- What you will do -
Pictures are not part of the copy. Retype the lines from the first one through the line that contains "ax = fig.add_axes([79".

- Dataset content -
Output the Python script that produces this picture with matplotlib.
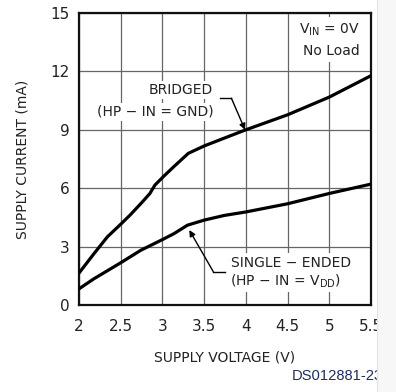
import matplotlib
matplotlib.use("Agg")
import matplotlib.pyplot as plt
from matplotlib.patches import Rectangle

# data
bridged_v = [2.0, 2.18, 2.34, 2.5, 2.61, 2.75, 2.85, 2.91, 3.01, 3.14, 3.31, 3.5, 3.74, 4.0, 4.5, 5.0, 5.5]
bridged_ma = [1.64, 2.64, 3.5, 4.15, 4.61, 5.25, 5.73, 6.16, 6.59, 7.12, 7.79, 8.17, 8.57, 9.0, 9.77, 10.68, 11.78]

single_v = [2.0, 2.18, 2.5, 2.74, 3.0, 3.14, 3.3, 3.5, 3.74, 4.0, 4.5, 5.0, 5.5]
single_ma = [0.83, 1.35, 2.17, 2.81, 3.36, 3.67, 4.1, 4.36, 4.6, 4.78, 5.2, 5.73, 6.21]

x_ticks = [2, 2.5, 3, 3.5, 4, 4.5, 5, 5.5]
x_tick_labels = ["2", "2.5", "3", "3.5", "4", "4.5", "5", "5.5"]
y_ticks = [0, 3, 6, 9, 12, 15]

txt = "#222222"

fig = plt.figure(figsize=(3.96, 3.92), dpi=100)
ax = fig.add_axes([79 / 396, 87 / 392, 292 / 396, 292 / 392])

ax.set_xlim(2, 5.5)
ax.set_ylim(0, 15)
ax.set_xticks(x_ticks)
ax.set_xticklabels(x_tick_labels)
ax.set_yticks(y_ticks)
ax.tick_params(length=0, labelsize=11, labelcolor=txt)
ax.tick_params(axis="x", pad=10)
ax.tick_params(axis="y", pad=6.5)
ax.grid(True, color="#666666", linewidth=0.9)
ax.set_axisbelow(True)
for s in ax.spines.values():
    s.set_linewidth(1.6)
    s.set_color("#111111")

ax.plot(bridged_v, bridged_ma, color="black", linewidth=2.3, solid_capstyle="round", zorder=3)
ax.plot(single_v, single_ma, color="black", linewidth=2.3, solid_capstyle="round", zorder=3)

ax.set_xlabel("SUPPLY VOLTAGE (V)", fontsize=10, color=txt)
ax.set_ylabel("SUPPLY CURRENT (mA)", fontsize=10, color=txt)
ax.xaxis.set_label_coords(0.5, -0.18)
ax.yaxis.set_label_coords(-0.195, 0.5)
ax.xaxis.label.set_va("center")
ax.yaxis.label.set_va("center")

box = dict(facecolor="white", edgecolor="none", pad=1.5)

# bridged label + leader
ax.text(3.60, 11.04, "BRIDGED", ha="right", va="center", fontsize=10, color=txt, bbox=box, zorder=4)
ax.text(3.61, 9.93, "(HP \u2212 IN = GND)", ha="right", va="center", fontsize=10, color=txt, bbox=box, zorder=4)
ax.plot([3.695, 3.827], [10.62, 10.62], color="black", linewidth=1, zorder=4)
ax.annotate("", xy=(3.99, 9.0), xytext=(3.827, 10.62),
            arrowprops=dict(arrowstyle="-|>", color="black", lw=1, mutation_scale=9,
                            shrinkA=0, shrinkB=0), zorder=4)

# single-ended label + leader
ax.text(3.82, 2.18, "SINGLE \u2212 ENDED", ha="left", va="center", fontsize=10, color=txt, bbox=box, zorder=4)
ax.text(3.81, 1.2, "(HP \u2212 IN = V$_{\\mathrm{DD}}$)", ha="left", va="center", fontsize=10, color=txt,
        bbox=box, zorder=4)
ax.plot([3.75, 3.61], [1.71, 1.71], color="black", linewidth=1, zorder=4)
ax.annotate("", xy=(3.322, 3.85), xytext=(3.61, 1.71),
            arrowprops=dict(arrowstyle="-|>", color="black", lw=1, mutation_scale=9,
                            shrinkA=0, shrinkB=0), zorder=4)

# conditions
ax.text(5.37, 14.15, "V$_{\\mathrm{IN}}$ = 0V", ha="right", va="center", fontsize=10, color=txt,
        bbox=dict(facecolor="white", edgecolor="none", pad=3), zorder=4)
ax.text(5.37, 13.05, "No Load", ha="right", va="center", fontsize=10, color=txt,
        bbox=dict(facecolor="white", edgecolor="none", pad=3), zorder=4)

fig.text(292 / 396, 16 / 392, "DS012881-23", fontsize=10.6, color="#1f2f5f",
         family="Liberation Sans", ha="left", va="center")

# light strip at right edge of the scan
fig.patches.append(Rectangle((377 / 396, 0), 19 / 396, 1, transform=fig.transFigure,
                             facecolor="#f7f7f7", edgecolor="none", zorder=10))
fig.lines.append(plt.Line2D([377 / 396, 377 / 396], [0, 1], transform=fig.transFigure,
                            color="#e2e2e2", linewidth=0.8, zorder=11))

fig.savefig("out.png", dpi=100)
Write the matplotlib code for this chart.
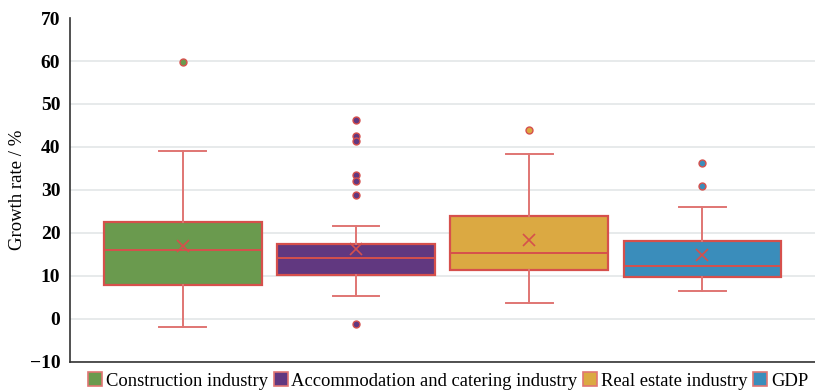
import numpy as np
import matplotlib.pyplot as plt
from matplotlib.patches import Patch

plt.rcParams['font.family'] = ['Liberation Serif', 'DejaVu Serif']

labels = ['Construction industry', 'Accommodation and catering industry',
          'Real estate industry', 'GDP']
whislo = [-1.8, 5.2, 3.8, 6.4]
q1 = [7.9, 10.1, 11.4, 9.8]
med = [16.1, 14.2, 15.4, 12.2]
q3 = [22.5, 17.5, 24.0, 18.2]
whishi = [39.1, 21.7, 38.3, 26.0]
means = [17.0, 16.2, 18.3, 14.9]
fliers = [[59.7],
          [46.3, 42.6, 41.4, 33.4, 32.0, 28.9, -1.2],
          [44.0],
          [36.2, 31.0]]
colors = ['#6a9a4e', '#613880', '#dba942', '#3a8dbb']
edge = '#d6504c'

stats = []
for i in range(len(labels)):
    stats.append(dict(label=labels[i], whislo=whislo[i], q1=q1[i], med=med[i],
                      q3=q3[i], whishi=whishi[i], mean=means[i],
                      fliers=np.array(fliers[i])))

fig = plt.figure(figsize=(8.15, 3.92), dpi=100)
ax = fig.add_axes([0.086, 0.077, 0.914, 0.877])

bp = ax.bxp(stats, positions=range(4), widths=0.91, patch_artist=True,
            showmeans=True, showfliers=True,
            boxprops=dict(edgecolor=edge, linewidth=1.6),
            medianprops=dict(color=edge, linewidth=1.4),
            whiskerprops=dict(color='#e07573', linewidth=1.4),
            capprops=dict(color='#e07573', linewidth=1.4),
            capwidths=0.27,
            meanprops=dict(marker='x', markeredgecolor=edge, markersize=9,
                           markeredgewidth=1.2),
            flierprops=dict(marker='o', markersize=5, markeredgecolor=edge,
                            markeredgewidth=1.0))
for box, c in zip(bp['boxes'], colors):
    box.set_facecolor(c)
for fl, c in zip(bp['fliers'], colors):
    fl.set_markerfacecolor(c)

ax.set_xlim(-0.65, 3.65)
ax.set_ylim(-10, 70)
ax.set_yticks(range(-10, 71, 10))
ax.set_yticklabels(['\u221210'] + [str(v) for v in range(0, 71, 10)])
ax.set_xticks([])
ax.tick_params(axis='y', length=0, labelsize=14, pad=7)
for t in ax.get_yticklabels():
    t.set_fontweight('bold')
ax.yaxis.grid(True, color='#e3e6e8', linewidth=1.2)
ax.get_ygridlines()[-1].set_visible(False)
ax.set_axisbelow(True)
for s in ['top', 'right']:
    ax.spines[s].set_visible(False)
for s in ['left', 'bottom']:
    ax.spines[s].set_color('#333333')
    ax.spines[s].set_linewidth(1.2)
ax.set_ylabel('Growth rate / %', fontsize=13.5, labelpad=3)

handles = [Patch(facecolor=c, edgecolor='#e07573', linewidth=1.2) for c in colors]
fig.legend(handles, labels, loc='center', bbox_to_anchor=(0.55, 0.028),
           ncol=4, frameon=False, fontsize=13.4, handlelength=0.75,
           handleheight=0.75, handletextpad=0.2, columnspacing=0.3)

fig.savefig('out.png', dpi=100)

- Task answer -
Output the Python script that produces this picture with matplotlib.
import matplotlib
matplotlib.use("Agg")
import matplotlib.pyplot as plt
from matplotlib.patches import Rectangle

# data
bridged_v = [2.0, 2.18, 2.34, 2.5, 2.61, 2.75, 2.85, 2.91, 3.01, 3.14, 3.31, 3.5, 3.74, 4.0, 4.5, 5.0, 5.5]
bridged_ma = [1.64, 2.64, 3.5, 4.15, 4.61, 5.25, 5.73, 6.16, 6.59, 7.12, 7.79, 8.17, 8.57, 9.0, 9.77, 10.68, 11.78]

single_v = [2.0, 2.18, 2.5, 2.74, 3.0, 3.14, 3.3, 3.5, 3.74, 4.0, 4.5, 5.0, 5.5]
single_ma = [0.83, 1.35, 2.17, 2.81, 3.36, 3.67, 4.1, 4.36, 4.6, 4.78, 5.2, 5.73, 6.21]

x_ticks = [2, 2.5, 3, 3.5, 4, 4.5, 5, 5.5]
x_tick_labels = ["2", "2.5", "3", "3.5", "4", "4.5", "5", "5.5"]
y_ticks = [0, 3, 6, 9, 12, 15]

txt = "#222222"

fig = plt.figure(figsize=(3.96, 3.92), dpi=100)
ax = fig.add_axes([79 / 396, 87 / 392, 292 / 396, 292 / 392])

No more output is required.